In the past almost all faucets were the compression type, which shut off the water by pressing a rubber washer against a seat with a hole in the middle. Now there are many other types that, though they require much less maintenance, require proprietary parts when they do need repair.
In compression faucets, the seal is made by a bibb washer which is usually neoprene. Bibb washers come in three styles:
The first two types are held to the stem by a brass or monel machine screw, anywhere from ¼ to ½ inch long. Some have a 6-32 thread and some 8-32, but if the hole is #10 use caution! Three different #10 threads have been used in faucets: 10-24, 10-28, and 10-32.

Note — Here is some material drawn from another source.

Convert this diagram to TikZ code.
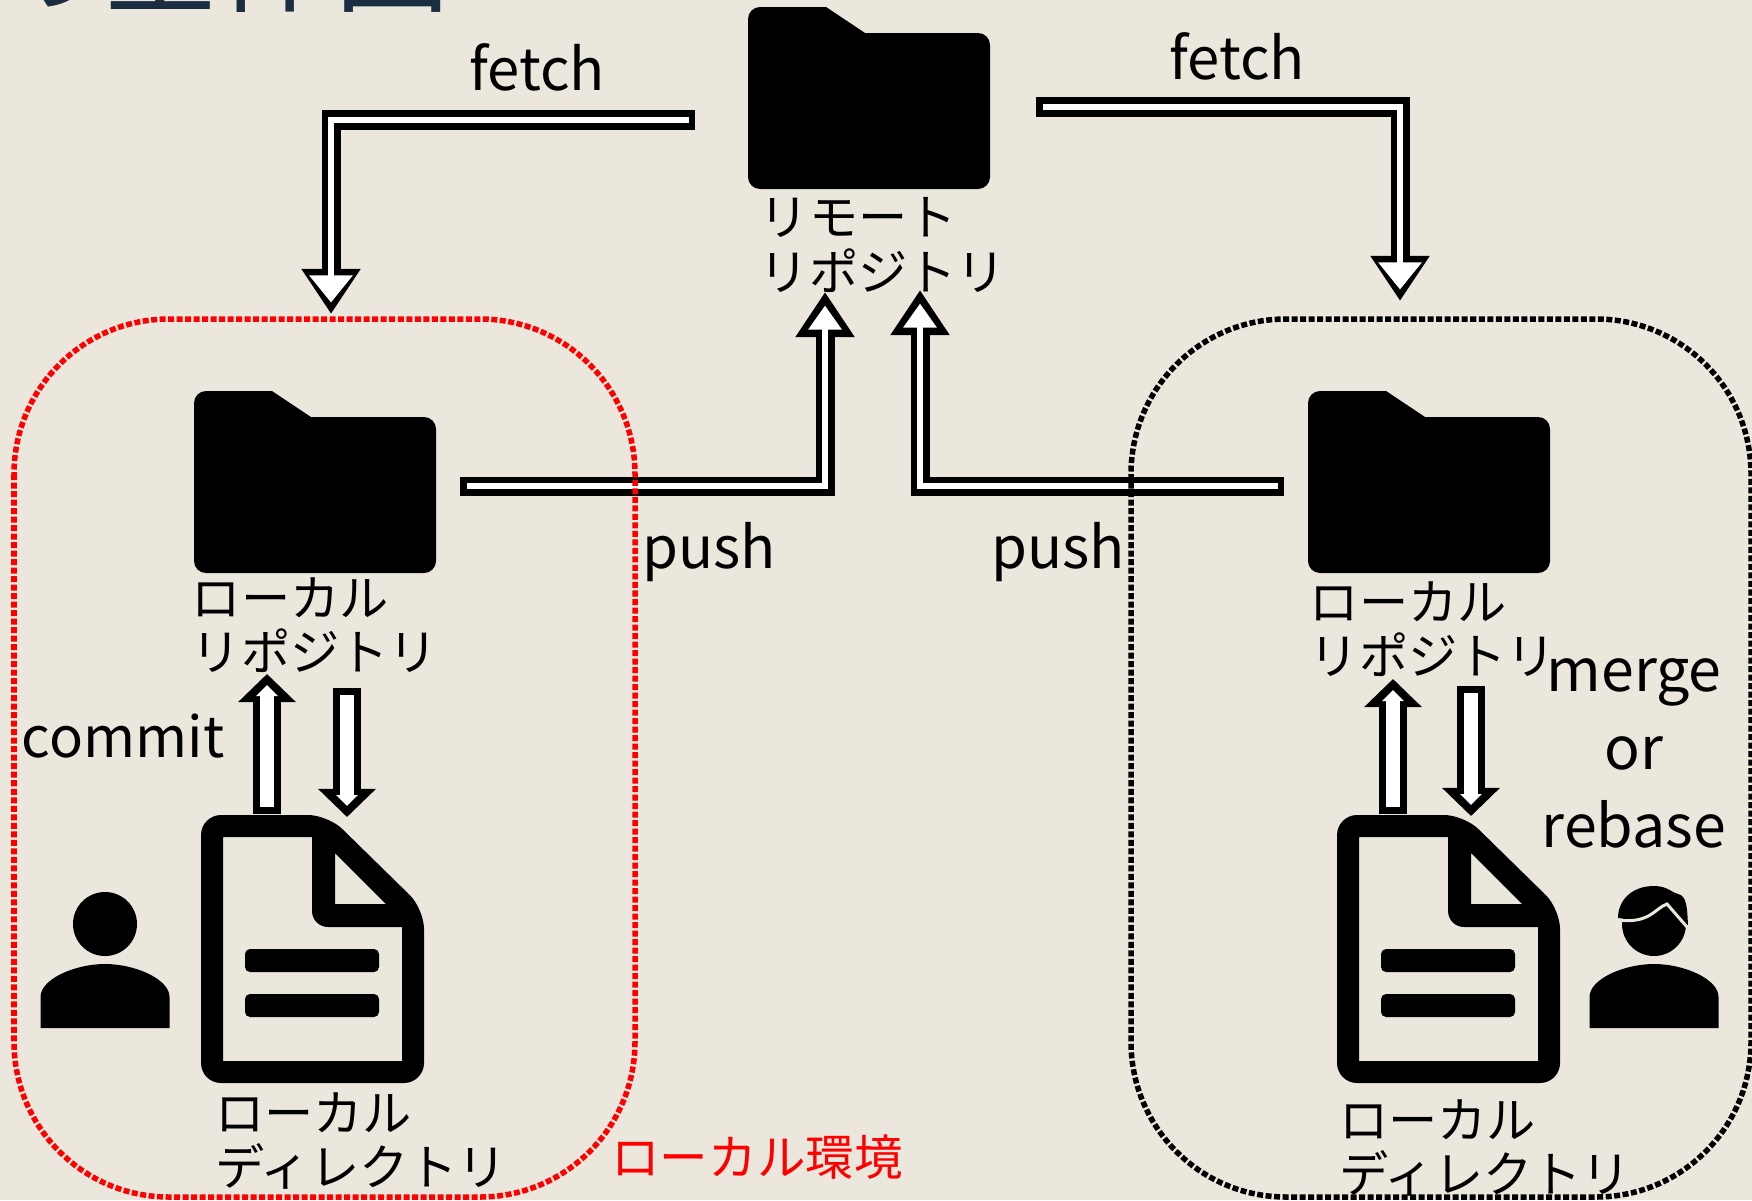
\documentclass[tikz,border=0pt]{standalone}
\usepackage{fontspec}
\setmainfont{Noto Sans CJK JP}
\usetikzlibrary{arrows.meta}
\definecolor{paper}{HTML}{EBE7DC}
\definecolor{titleblue}{HTML}{1B2D40}
\tikzset{
  bigarrow/.style={draw=black,line width=.19cm,-{Triangle[length=.45cm,width=.56cm]},
    postaction={draw=white,line width=.06cm,shorten <=.065cm,shorten >=.115cm,-{Triangle[length=.27cm,width=.42cm]}}},
  pusharrow/.style={draw=black,line width=.19cm,-{Triangle[length=.45cm,width=.56cm]},
    postaction={draw=white,line width=.06cm,shorten <=.065cm,shorten >=.135cm,-{Triangle[length=.24cm,width=.32cm]}}},
  smallarrow/.style={draw=black,line width=.28cm,-{Triangle[length=.28cm,width=.56cm]},
    postaction={draw=white,line width=.14cm,shorten <=.07cm,shorten >=.11cm,-{Triangle[length=.11cm,width=.21cm]}}},
  envbox/.style={line width=.055cm,dash pattern=on .06cm off .025cm,rounded corners=1.55cm},
  word/.style={font=\fontsize{16.5}{16.5}\selectfont},
  kana/.style={font=\fontsize{14}{15.5}\selectfont,align=left},
  folder/.pic={
    \fill (78,0) -- (117,26) [rounded corners=.12cm] -- (242,26) -- (242,182) -- (0,182) -- (0,0) [sharp corners] -- cycle;
  },
  document/.pic={
    \fill[even odd rule] [rounded corners=.2cm] (0,0) -- (127,0) -- (223,94) -- (223,268) -- (0,268) -- cycle
      [sharp corners] (22,22) -- (111,22) [rounded corners=.16cm] -- (111,112) [sharp corners] -- (201,112) -- (201,246) -- (22,246) -- cycle
      (134,38) -- (134,89) -- (185,89) -- cycle;
    \fill[rounded corners=.05cm] (44,134) rectangle (178,157);
    \fill[rounded corners=.05cm] (44,179) rectangle (178,202);
  },
  person/.pic={
    \fill (0,0) circle (32);
    \fill (-64.5,104) -- (-64.5,73) .. controls (-64.5,55) and (-30,40) .. (0,40) .. controls (30,40) and (64.5,55) .. (64.5,73) -- (64.5,104) -- cycle;
  }
}
\begin{document}
\begin{tikzpicture}[x=.01cm,y=-.01cm]
  \useasboundingbox[fill=paper] (0,0) rectangle (1752,1200);
  \node[text=titleblue,font=\fontsize{33}{33}\selectfont,anchor=base west,inner sep=0] (title) at (-14,3) {の全体図};
  % folders and files
  \pic (remote) at (748,7) {folder};
  \pic (repoL) at (194,391) {folder};
  \pic (repoR) at (1308,391) {folder};
  \pic (fileL) at (201,815) {document};
  \pic (fileR) at (1337,815) {document};
  \pic (userL) at (105,924) {person};
  \pic (userR) at (1654,924) {person};
  \fill (1618,918) .. controls (1618,900) and (1632,886) .. (1654,886) .. controls (1668,886) and (1672,893) .. (1678,894) .. controls (1687,896) and (1687,908) .. (1688,925) -- cycle;
  \draw[paper,line width=.03cm] (1618,920) .. controls (1650,924) and (1655,908) .. (1667,904) -- (1687,927);
  % ends of the arrows
  \coordinate (fetchLa) at (695,120);
  \coordinate (fetchLb) at (331,314);
  \coordinate (fetchRa) at (1036,107);
  \coordinate (fetchRb) at (1400,301);
  \coordinate (pushLa) at (460,486);
  \coordinate (pushLb) at (825,292);
  \coordinate (pushRa) at (1284,486);
  \coordinate (pushRb) at (920,290);
  \draw[bigarrow] (fetchLa) -| (fetchLb);
  \draw[bigarrow] (fetchRa) -| (fetchRb);
  \draw[pusharrow] (pushLa) -| (pushLb);
  \draw[pusharrow] (pushRa) -| (pushRb);
  \coordinate (upLa) at (267,814);
  \coordinate (upLb) at (267,674);
  \coordinate (downLa) at (347,688);
  \coordinate (downLb) at (347,817);
  \coordinate (upRa) at (1393,814);
  \coordinate (upRb) at (1393,679);
  \coordinate (downRa) at (1471,686);
  \coordinate (downRb) at (1471,816);
  \draw[smallarrow] (upLa) -- (upLb);
  \draw[smallarrow] (downLa) -- (downLb);
  \draw[smallarrow] (upRa) -- (upRb);
  \draw[smallarrow] (downRa) -- (downRb);
  % local environments
  \draw[envbox,red] (14,319) rectangle (635,1197);
  \draw[envbox,black] (1131,319) rectangle (1751,1197);
  % labels
  \node[kana] (remotelabel) at (883,245) {リモート\\リポジトリ};
  \node[kana] (repoLlabel) at (315,625) {ローカル\\リポジトリ};
  \node[kana] (repoRlabel) at (1433,629) {ローカル\\リポジトリ};
  \node[kana] (fileLlabel) at (361,1141) {ローカル\\ディレクトリ};
  \node[kana] (fileRlabel) at (1485,1148) {ローカル\\ディレクトリ};
  \node[kana,red,font=\fontsize{13.8}{15.5}\selectfont] (envlabel) at (757,1157) {ローカル環境};
  \node[word] (fetchL) at (537,67) {fetch};
  \node[word] (fetchR) at (1237,56) {fetch};
  \node[word] (pushL) at (709,552) {push};
  \node[word] (pushR) at (1058,552) {push};
  \node[font=\fontsize{16}{16}\selectfont] (commit) at (123,736) {commit};
  \node[font=\fontsize{16.8}{22.2}\selectfont,align=center] (merge) at (1634,753) {merge\\or\\rebase};
\end{tikzpicture}
\end{document}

In order of increasing size, neoprene washers come in sizes 00, 0, ¼S, ¼L, 3/8, 3/8 M, 3/8 L, ½. Fiber washers, which some prefer if the seat is worn, come in 0, ¼S, ¼, ¼L. Because householders almost always buy washers in a pack of assorted sizes and fit them by cut-and-try, the main purpose of these lists is to let you know whether there is a larger or smaller size you don't have, when the size you've got doesn't fit.
Swivelhead washers are held to the stem by two prongs instead of screws. They are used when the screw has broken off (a new, unthreaded hole is drilled), or when the rim around the bottom of the faucet stem has been worn away.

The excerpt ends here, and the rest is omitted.